Your big, dreamy, exciting, sexy goal is supported by habit and routine and very, very small steps.
You take your big goal and work backwards and break it down into really small steps. And if it still feels too big and overwhelming, break the steps down further.
The brain’s reaction to this writing process
Ginger’s had to teach herself how to be in the different stages of writing. The first stage is the dopamine stage where you get high on new ideas and dreams. Then you move into a different neurotransmitter which is serotonin. That’s much less exciting and it’s hard work but it’s deeply satisfying. She sees that as equally rewarding, it’s just different. This is also where you can experience flow and most likely will.
More writing tips from Ginger
It’s a balance between structure and looseness that’ll actually get the work done.
Also writing early in the morning work for her. The trick is to write when your inner editor is still asleep or has gone to sleep. Sometimes you have to trick yourself.
Write for a short period of time. Ginger writes half an hour a day, thatøs 2 pages and it’s most of a book in a year.
Understand the process. She doesn’t know any professional writers who write more than 4 hours a day and that includes research.
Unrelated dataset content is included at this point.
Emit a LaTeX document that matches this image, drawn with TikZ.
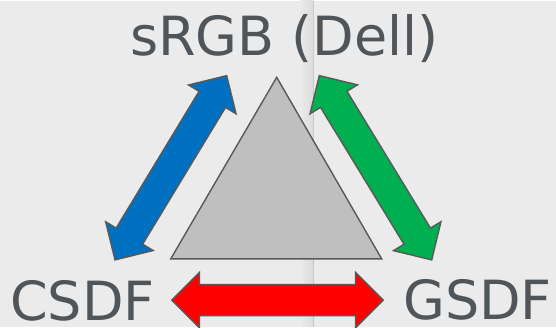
\documentclass[tikz,border=0pt]{standalone}
\usepackage{fontspec}
\setmainfont{DejaVu Sans}
\definecolor{bgc}{RGB}{235,235,235}
\definecolor{txtc}{RGB}{80,85,89}
\definecolor{edgec}{RGB}{89,89,89}
\definecolor{trifill}{RGB}{191,191,191}
\definecolor{bluec}{RGB}{0,112,192}
\definecolor{greenc}{RGB}{0,176,80}
\definecolor{redc}{RGB}{255,0,0}
\definecolor{foldc}{RGB}{200,200,200}
\tikzset{
  arrowline/.style={draw=edgec, line width=1.4pt, line join=miter},
  lbl/.style={text=txtc, font=\fontsize{54}{60}\selectfont, inner sep=0pt, text depth=0pt},
  dblarrow/.pic={
    \path[arrowline, pic actions] (0,0) -- (27.8,27.8) -- (27.8,15.5) -- ({#1-27.8},15.5) -- ({#1-27.8},27.8) -- (#1,0) -- ({#1-27.8},-27.8) -- ({#1-27.8},-15.5) -- (27.8,-15.5) -- (27.8,-27.8) -- cycle;
  }
}
\begin{document}
\begin{tikzpicture}[x=1pt,y=1pt]
  % background
  \fill[bgc] (0,0) rectangle (556,-326);
  \shade[left color=bgc, right color=black!14] (300,0) rectangle (313,-326);
  \draw[foldc, line width=1.2pt] (313.5,0) -- (313.5,-326);
  \useasboundingbox (0,0) rectangle (556,-326);

  % triangle
  \draw[fill=trifill, draw=edgec, line width=1.4pt, line join=miter] (276.7,-76.7) -- (381.7,-258.3) -- (170.7,-258.3) -- cycle;

  % arrows
  \pic[fill=bluec] at (115,-259.3) [rotate=58.78] {dblarrow=215.5};
  \pic[fill=greenc] at (431.7,-259.3) [rotate=121.38] {dblarrow=215.9};
  \pic[fill=redc] at (171.7,-299.5) {dblarrow=211.6};

  % labels
  \node[lbl, anchor=base] (srgb) at (284.5,-55) {sRGB (Dell)};
  \node[lbl, anchor=base west] (csdf) at (10,-320) {CSDF};
  \node[lbl, anchor=base west] (gsdf) at (403,-319) {GSDF};
\end{tikzpicture}
\end{document}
Writing is hard work and it’s concentrated work.
What keep her going?
She says, and people around her say, that she’s not a very good person to be around if she’s not writing. :-) She gets cranky. (This is the same for me and I believe the reason there are so many cranky, unhappy people in the world. They’re not using their creativity.). It’s food for her soul.
She loves it. She LOVES being gone in her world with her characters. It’s like reading, she can live so many more lives because she reads. And writing takes that to a new level because she’s the one making those characters.
Final words of wisdom
In her talks, Ginger says the word genius actually means the special eternally unique spirit you’re born with. And everybody has it. We cover it up and some people are happy not expressing it. But some of us are deeply satisfied by finding it and expressing it. Whatever that means. But there’s a special you that’s your special genius and it wants to be in the world.